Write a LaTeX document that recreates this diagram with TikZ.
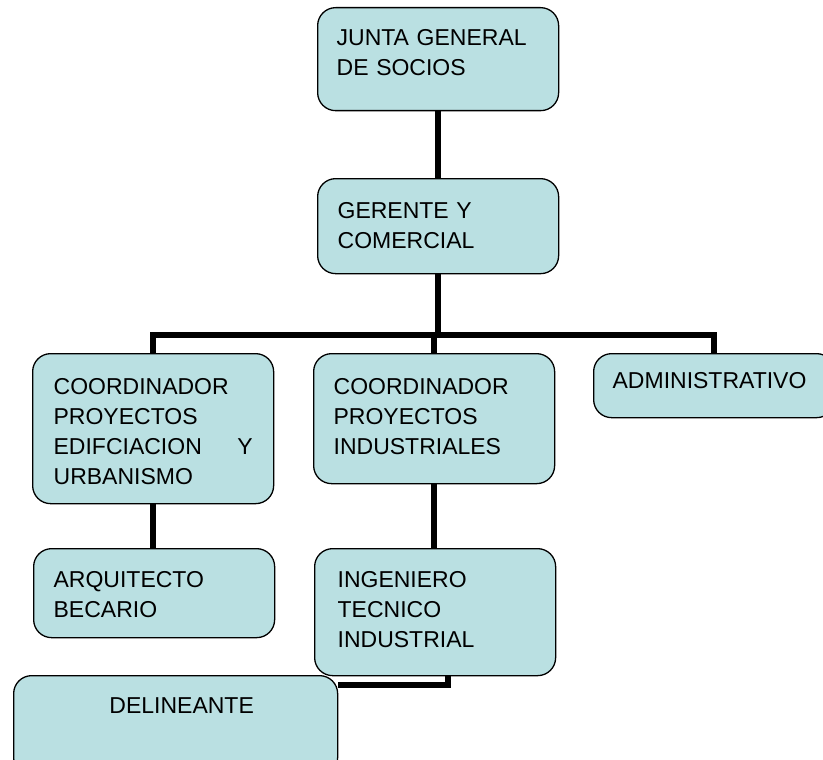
\documentclass[tikz,border=0pt]{standalone}
\usepackage{fontspec}
\setmainfont{Liberation Sans}
\usepackage{tikz}
\definecolor{cajaazul}{RGB}{186,224,226}
\tikzset{
  caja/.style={draw=black, line width=1.3pt, fill=cajaazul, rounded corners=18pt,
    anchor=north west, inner ysep=0pt, align=left,
    font=\fontsize{23}{30}\selectfont},
  linea/.style={line width=5.8pt}
}

\begin{document}
\begin{tikzpicture}[x=1pt,y=-1pt]
  \useasboundingbox (0,0) rectangle (823,760);
  \clip (0,0) rectangle (823,760);

  \node[caja, inner xsep=19pt, text width=203pt, text height=38pt, text depth=65pt] (junta) at (317,7) {JUNTA GENERAL\\DE SOCIOS};
  \node[caja, inner xsep=20pt, text width=201pt, text height=40pt, text depth=55pt] (gerente) at (317,178) {GERENTE Y\\COMERCIAL};

  \node[caja, inner xsep=21pt, text width=199pt, text height=41pt, text depth=109pt] (coord1) at (32,353) {COORDINADOR\\PROYECTOS\\EDIFCIACION\hfill Y\\URBANISMO};
  \node[caja, inner xsep=20pt, text width=201pt, text height=41pt, text depth=89pt] (coord2) at (313,353) {COORDINADOR\\PROYECTOS\\INDUSTRIALES};
  \node[caja, inner xsep=19pt, text width=203pt, text height=35pt, text depth=29pt] (admin) at (593,353) {ADMINISTRATIVO};

  \node[caja, inner xsep=20pt, text width=201pt, text height=39pt, text depth=50pt] (arqui) at (33,548) {ARQUITECTO\\BECARIO};
  \node[caja, inner xsep=23pt, text width=195pt, text height=39pt, text depth=88pt] (ingen) at (314,548) {INGENIERO\\TECNICO\\INDUSTRIAL};
  \node[caja, align=center, inner xsep=20pt, text width=284pt, text height=38pt, text depth=62pt] (delin) at (13,675) {\hspace*{12pt}DELINEANTE};

  % lineas de mando
  \draw[linea] (junta.south) -- (gerente.north);
  \path (gerente.south) ++(0,61) coordinate (barra);
  \draw[linea] (gerente.south) -- (barra);
  \draw[linea] (coord1.north) |- (barra) -| (admin.north);
  \draw[linea] (coord2.north) -- (coord2.north |- barra);
  \draw[linea] (coord1.south) -- (coord1.south |- arqui.north);
  \draw[linea] (coord2.south) -- (coord2.south |- ingen.north);
  \draw[linea] ([xshift=12.5pt]ingen.south) |- ([yshift=-10pt]delin.north east);
\end{tikzpicture}
\end{document}
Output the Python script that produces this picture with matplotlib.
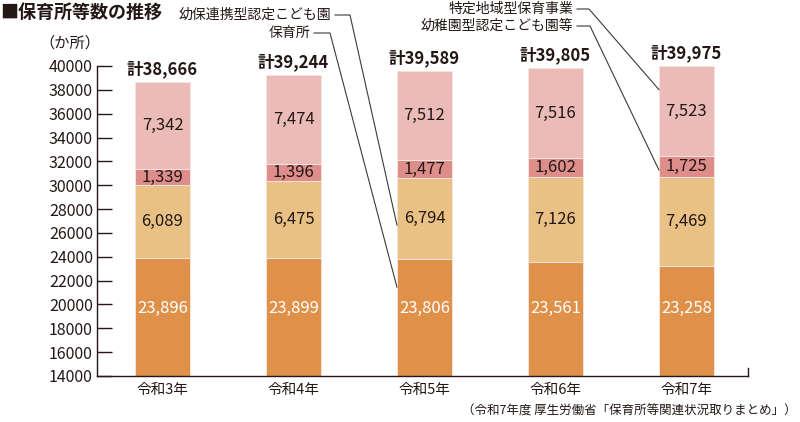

• Task brief:
Give again, word for word, every line from the top of the data above to the line holding "text width=284pt, text", inclusive, with the pictures left out.

• Answer for this exercise:
Write a LaTeX document that recreates this diagram with TikZ.
\documentclass[tikz,border=0pt]{standalone}
\usepackage{fontspec}
\setmainfont{Liberation Sans}
\usepackage{tikz}
\definecolor{cajaazul}{RGB}{186,224,226}
\tikzset{
  caja/.style={draw=black, line width=1.3pt, fill=cajaazul, rounded corners=18pt,
    anchor=north west, inner ysep=0pt, align=left,
    font=\fontsize{23}{30}\selectfont},
  linea/.style={line width=5.8pt}
}

\begin{document}
\begin{tikzpicture}[x=1pt,y=-1pt]
  \useasboundingbox (0,0) rectangle (823,760);
  \clip (0,0) rectangle (823,760);

  \node[caja, inner xsep=19pt, text width=203pt, text height=38pt, text depth=65pt] (junta) at (317,7) {JUNTA GENERAL\\DE SOCIOS};
  \node[caja, inner xsep=20pt, text width=201pt, text height=40pt, text depth=55pt] (gerente) at (317,178) {GERENTE Y\\COMERCIAL};

  \node[caja, inner xsep=21pt, text width=199pt, text height=41pt, text depth=109pt] (coord1) at (32,353) {COORDINADOR\\PROYECTOS\\EDIFCIACION\hfill Y\\URBANISMO};
  \node[caja, inner xsep=20pt, text width=201pt, text height=41pt, text depth=89pt] (coord2) at (313,353) {COORDINADOR\\PROYECTOS\\INDUSTRIALES};
  \node[caja, inner xsep=19pt, text width=203pt, text height=35pt, text depth=29pt] (admin) at (593,353) {ADMINISTRATIVO};

  \node[caja, inner xsep=20pt, text width=201pt, text height=39pt, text depth=50pt] (arqui) at (33,548) {ARQUITECTO\\BECARIO};
  \node[caja, inner xsep=23pt, text width=195pt, text height=39pt, text depth=88pt] (ingen) at (314,548) {INGENIERO\\TECNICO\\INDUSTRIAL};
  \node[caja, align=center, inner xsep=20pt, text width=284pt, text height=38pt, text depth=62pt] (delin) at (13,675) {\hspace*{12pt}DELINEANTE};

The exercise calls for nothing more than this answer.